### [Task directions]
Write out the opening lines of the data word for word, up to and including the line with "plt.rcParams['font.weight'] = 'bold'", and leave every picture and every later line out.
+ + +
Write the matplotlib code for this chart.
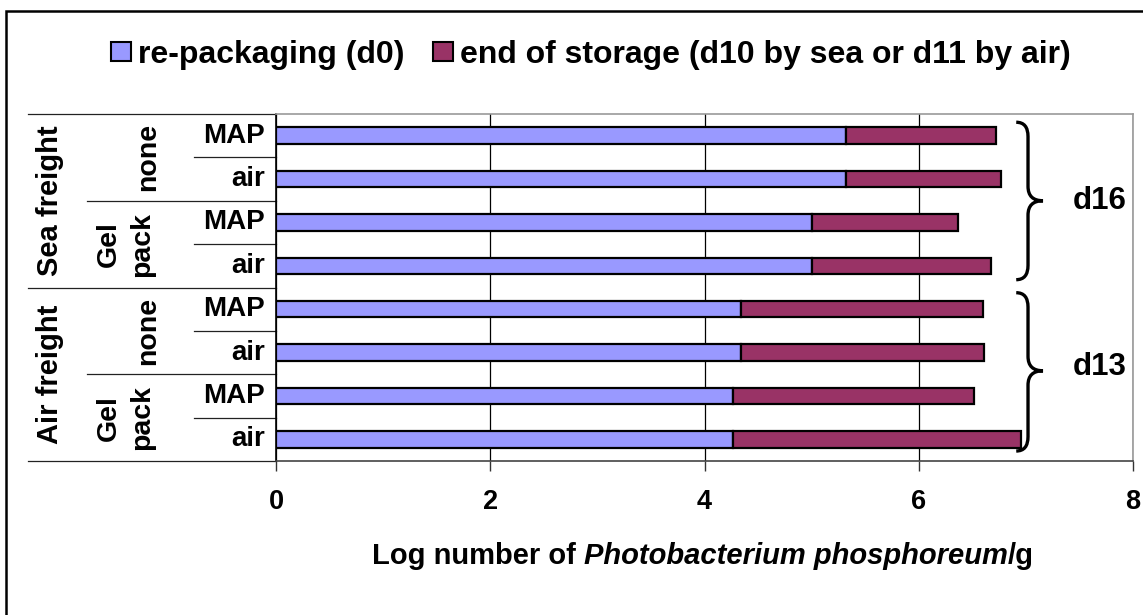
import matplotlib.pyplot as plt
import matplotlib.transforms as mtransforms
from matplotlib.patches import Patch, Rectangle
from matplotlib.path import Path
from matplotlib.patches import PathPatch

plt.rcParams['font.family'] = ['Liberation Sans', 'DejaVu Sans']
plt.rcParams['font.weight'] = 'bold'

# data (top to bottom)
transport = ['Sea freight', 'Air freight']
gel = ['none', 'Gel\npack']
atmosphere = ['MAP', 'air', 'MAP', 'air', 'MAP', 'air', 'MAP', 'air']
d0 = [5.32, 5.32, 5.00, 5.00, 4.34, 4.34, 4.27, 4.27]
end_storage = [6.72, 6.77, 6.37, 6.67, 6.60, 6.61, 6.52, 6.95]
increase = [e - s for e, s in zip(end_storage, d0)]
brace_labels = ['d16', 'd13']

blue = '#9999FF'
maroon = '#993366'

fig = plt.figure(figsize=(11.43, 6.15), dpi=100)
ax = fig.add_axes([276 / 1143, 1 - 461 / 615, 857 / 1143, 347 / 615])

ypos = list(range(len(d0)))
ax.barh(ypos, d0, height=0.38, color=blue, edgecolor='black', linewidth=1.6, zorder=3)
ax.barh(ypos, increase, left=d0, height=0.38, color=maroon, edgecolor='black', linewidth=1.6, zorder=3)

ax.set_xlim(0, 8)
ax.set_ylim(7.5, -0.5)
ax.set_xticks([0, 2, 4, 6, 8])
ax.tick_params(axis='x', labelsize=19.5, length=7, width=1, pad=13, color='#333333')
ax.tick_params(axis='y', left=False, labelleft=False)
for lbl in ax.get_xticklabels():
    lbl.set_fontweight('bold')
ax.grid(axis='x', color='black', linewidth=0.9, zorder=0)
ax.spines['left'].set_color('black')
ax.spines['bottom'].set_color('#444444')
ax.spines['top'].set_color('#999999')
ax.spines['right'].set_color('#999999')
for s in ax.spines.values():
    s.set_linewidth(1.2)

# category table on the left
tr = mtransforms.blended_transform_factory(ax.transAxes, ax.transData)
def hline(x0, y):
    ax.plot([x0, 0], [y, y], transform=tr, color='#222222', lw=0.9, clip_on=False)

for y in [-0.5, 3.5, 7.5]:
    hline(-0.2894, y)
for y in [1.5, 5.5]:
    hline(-0.2205, y)
for y in [0.5, 2.5, 4.5, 6.5]:
    hline(-0.0957, y)

for i, a in enumerate(atmosphere):
    ax.text(-0.0128, i, a, transform=tr, ha='right', va='center', fontsize=20, fontweight='bold')
for k in range(4):
    yc = 2 * k + 0.5
    label = gel[k % 2]
    xc = -0.149 if label == 'none' else -0.176
    ax.text(xc, yc, label, transform=tr, ha='center', va='center', rotation=90,
            fontsize=20.5, fontweight='bold', linespacing=1.35, multialignment='center')
for k, t in enumerate(transport):
    ax.text(-0.264, 4 * k + 1.5, t, transform=tr, ha='center', va='center', rotation=90,
            fontsize=21, fontweight='bold')

# braces
def brace(y0, ym, y1, x0=6.91, xv=7.02, xt=7.16, r=0.33):
    verts = [(x0, y0), (xv, y0), (xv, y0 + r),
             (xv, ym - r),
             (xv, ym), (xt, ym),
             (xv, ym), (xv, ym + r),
             (xv, y1 - r),
             (xv, y1), (x0, y1)]
    codes = [Path.MOVETO, Path.CURVE3, Path.CURVE3,
             Path.LINETO,
             Path.CURVE3, Path.CURVE3,
             Path.CURVE3, Path.CURVE3,
             Path.LINETO,
             Path.CURVE3, Path.CURVE3]
    ax.add_patch(PathPatch(Path(verts, codes), fill=False, lw=2.4, color='black',
                           clip_on=False, zorder=4))

brace(-0.31, 1.5, 3.32)
brace(3.62, 5.42, 7.27)
ax.text(7.69, 1.5, brace_labels[0], ha='center', va='center', fontsize=22.5, fontweight='bold')
ax.text(7.69, 5.33, brace_labels[1], ha='center', va='center', fontsize=22.5, fontweight='bold')

# legend
handles = [Patch(facecolor=blue, edgecolor='black', linewidth=1.5),
           Patch(facecolor=maroon, edgecolor='black', linewidth=1.5)]
fig.legend(handles, ['re-packaging (d0)', 'end of storage (d10 by sea or d11 by air)'],
           loc='center', bbox_to_anchor=(0.517, 1 - 55 / 615), ncol=2, frameon=False,
           prop={'size': 23, 'weight': 'bold'}, handlelength=0.63, handleheight=0.56,
           handletextpad=0.22, columnspacing=0.9, borderaxespad=0, borderpad=0)

# x label with italic species name
t1 = fig.text(372 / 1143, 1 - 570 / 615, 'Log number of ', fontsize=21, fontweight='bold',
              ha='left', va='bottom')
t2 = ax.annotate('Photobacterium phosphoreum', xy=(1, 0), xycoords=t1, fontsize=21,
                 fontweight='bold', fontstyle='italic', ha='left', va='bottom')
ax.annotate('/g', xy=(1, 0), xycoords=t2, fontsize=21, fontweight='bold', ha='left', va='bottom')

# outer frame
fig.patches.append(Rectangle((6 / 1143, -0.05), 1.2, 1 - 11 / 615 + 0.05, transform=fig.transFigure,
                             fill=False, edgecolor='black', lw=1.8))

fig.savefig('out.png', dpi=100)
+ + +
### [The reply]
Write the matplotlib code for this chart.
import matplotlib.pyplot as plt
import matplotlib.transforms as mtransforms
from matplotlib.patches import Patch, Rectangle
from matplotlib.path import Path
from matplotlib.patches import PathPatch

plt.rcParams['font.family'] = ['Liberation Sans', 'DejaVu Sans']
plt.rcParams['font.weight'] = 'bold'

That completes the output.